Provided material
========================
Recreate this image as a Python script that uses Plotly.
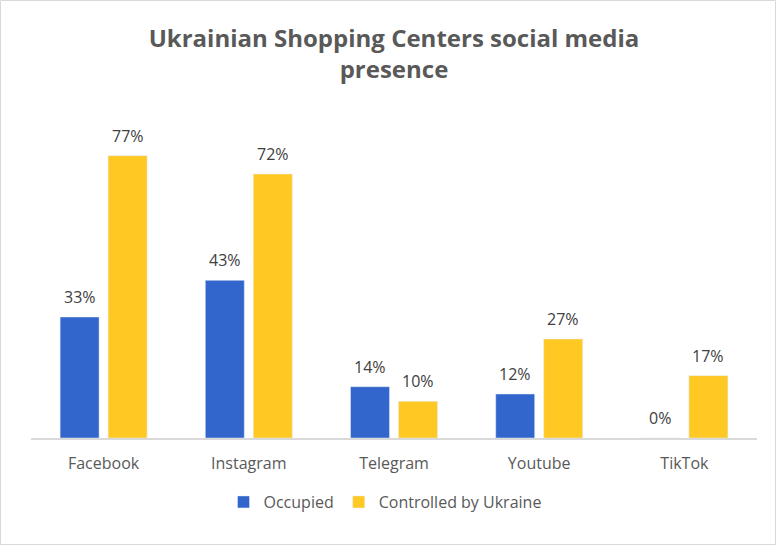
import plotly.graph_objects as go

# Data
PLATFORMS = ["Facebook", "Instagram", "Telegram", "Youtube", "TikTok"]
OCCUPIED = [33, 43, 14, 12, 0]
CONTROLLED = [77, 72, 10, 27, 17]

BLUE = "#3366CC"
YELLOW = "#FFC822"
FONT = "Open Sans"

# Plot area in pixels (matches the Excel layout)
ML, MR, MT, MB = 31, 19, 108, 107
PW, PH = 776 - ML - MR, 545 - MT - MB

fig = go.Figure()

fig.add_trace(
    go.Bar(
        x=PLATFORMS,
        y=OCCUPIED,
        name="Occupied",
        marker=dict(color=BLUE),
    )
)
fig.add_trace(
    go.Bar(
        x=PLATFORMS,
        y=CONTROLLED,
        name="Controlled by Ukraine",
        marker=dict(color=YELLOW),
    )
)

# Value labels, placed above each bar like Excel does
for values, shift in ((OCCUPIED, -0.165), (CONTROLLED, 0.165)):
    for i, v in enumerate(values):
        fig.add_annotation(
            x=i + shift,
            y=v,
            xref="x",
            yref="y",
            text=f"{v}%",
            showarrow=False,
            yanchor="middle",
            yshift=20,
            font=dict(size=16, color="#404040", family=FONT),
        )

# Light grey frame around the whole chart
fig.add_shape(
    type="rect",
    xref="paper", yref="paper",
    x0=-(ML - 0.5) / PW, x1=1 + (MR - 0.5) / PW,
    y0=-(MB - 0.5) / PH, y1=1 + (MT - 0.5) / PH,
    line=dict(color="#d9d9d9", width=1),
    fillcolor="rgba(0,0,0,0)",
)

fig.update_layout(
    title=dict(
        text="<b>Ukrainian Shopping Centers social media<br>presence</b>",
        x=0.5,
        xanchor="center",
        xref="paper",
        y=1 - 47 / 545,
        yanchor="middle",
        yref="container",
        font=dict(size=24, color="#595959", family=FONT),
    ),
    barmode="group",
    bargap=0.339,
    bargroupgap=0.1875,
    width=776,
    height=545,
    margin=dict(l=ML, r=MR, t=MT, b=MB),
    plot_bgcolor="white",
    paper_bgcolor="white",
    font=dict(family=FONT, color="#595959", size=16),
    showlegend=True,
    legend=dict(
        orientation="h",
        x=0.5 - 9 / PW,
        xanchor="center",
        y=-64 / PH,
        yanchor="middle",
        font=dict(size=16, color="#595959", family=FONT),
        itemwidth=30,
        traceorder="normal",
    ),
    xaxis=dict(
        showline=True,
        linecolor="#d9d9d9",
        linewidth=2,
        ticks="",
        ticklabelstandoff=10,
        tickfont=dict(size=16, color="#595959", family=FONT),
        showgrid=False,
    ),
    yaxis=dict(
        range=[0, 90],
        visible=False,
        showgrid=False,
        zeroline=False,
    ),
)

fig.write_html(
    "out.html",
    config={"displayModeBar": False},
    post_script="document.body.style.margin='0';document.body.style.overflow='hidden';",
)
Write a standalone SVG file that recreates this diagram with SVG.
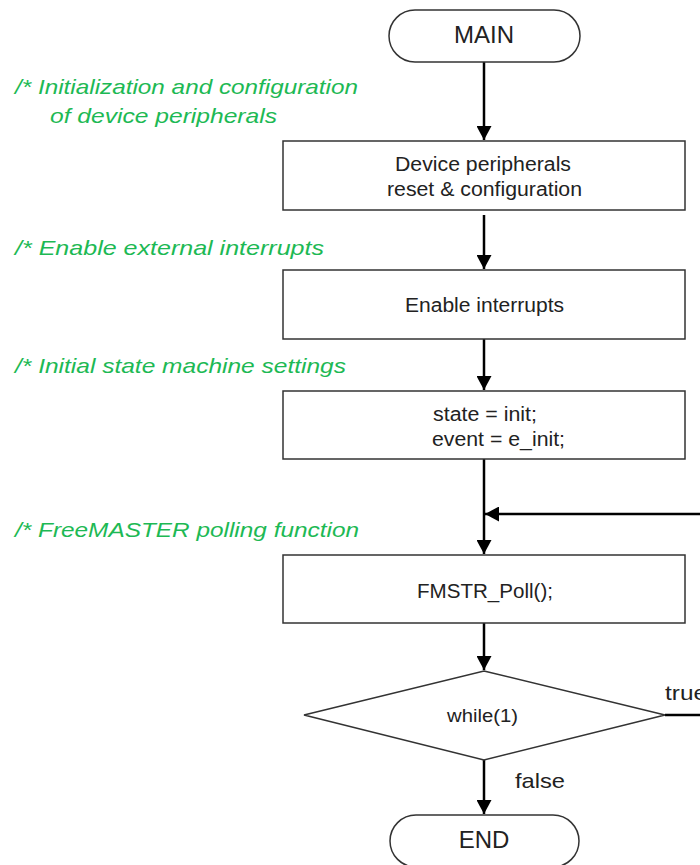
========================
Required work
Your task is to return the entries above exactly, with no pictures.

Answer to the problem
Recreate this image as a Python script that uses Plotly.
import plotly.graph_objects as go

# Data
PLATFORMS = ["Facebook", "Instagram", "Telegram", "Youtube", "TikTok"]
OCCUPIED = [33, 43, 14, 12, 0]
CONTROLLED = [77, 72, 10, 27, 17]

BLUE = "#3366CC"
YELLOW = "#FFC822"
FONT = "Open Sans"

# Plot area in pixels (matches the Excel layout)
ML, MR, MT, MB = 31, 19, 108, 107
PW, PH = 776 - ML - MR, 545 - MT - MB

fig = go.Figure()

fig.add_trace(
    go.Bar(
        x=PLATFORMS,
        y=OCCUPIED,
        name="Occupied",
        marker=dict(color=BLUE),
    )
)
fig.add_trace(
    go.Bar(
        x=PLATFORMS,
        y=CONTROLLED,
        name="Controlled by Ukraine",
        marker=dict(color=YELLOW),
    )
)

# Value labels, placed above each bar like Excel does
for values, shift in ((OCCUPIED, -0.165), (CONTROLLED, 0.165)):
    for i, v in enumerate(values):
        fig.add_annotation(
            x=i + shift,
            y=v,
            xref="x",
            yref="y",
            text=f"{v}%",
            showarrow=False,
            yanchor="middle",
            yshift=20,
            font=dict(size=16, color="#404040", family=FONT),
        )

# Light grey frame around the whole chart
fig.add_shape(
    type="rect",
    xref="paper", yref="paper",
    x0=-(ML - 0.5) / PW, x1=1 + (MR - 0.5) / PW,
    y0=-(MB - 0.5) / PH, y1=1 + (MT - 0.5) / PH,
    line=dict(color="#d9d9d9", width=1),
    fillcolor="rgba(0,0,0,0)",
)

fig.update_layout(
    title=dict(
        text="<b>Ukrainian Shopping Centers social media<br>presence</b>",
        x=0.5,
        xanchor="center",
        xref="paper",
        y=1 - 47 / 545,
        yanchor="middle",
        yref="container",
        font=dict(size=24, color="#595959", family=FONT),
    ),
    barmode="group",
    bargap=0.339,
    bargroupgap=0.1875,
    width=776,
    height=545,
    margin=dict(l=ML, r=MR, t=MT, b=MB),
    plot_bgcolor="white",
    paper_bgcolor="white",
    font=dict(family=FONT, color="#595959", size=16),
    showlegend=True,
    legend=dict(
        orientation="h",
        x=0.5 - 9 / PW,
        xanchor="center",
        y=-64 / PH,
        yanchor="middle",
        font=dict(size=16, color="#595959", family=FONT),
        itemwidth=30,
        traceorder="normal",
    ),
    xaxis=dict(
        showline=True,
        linecolor="#d9d9d9",
        linewidth=2,
        ticks="",
        ticklabelstandoff=10,
        tickfont=dict(size=16, color="#595959", family=FONT),
        showgrid=False,
    ),
    yaxis=dict(
        range=[0, 90],
        visible=False,
        showgrid=False,
        zeroline=False,
    ),
)

fig.write_html(
    "out.html",
    config={"displayModeBar": False},
    post_script="document.body.style.margin='0';document.body.style.overflow='hidden';",
)
Write a standalone SVG file that recreates this diagram with SVG.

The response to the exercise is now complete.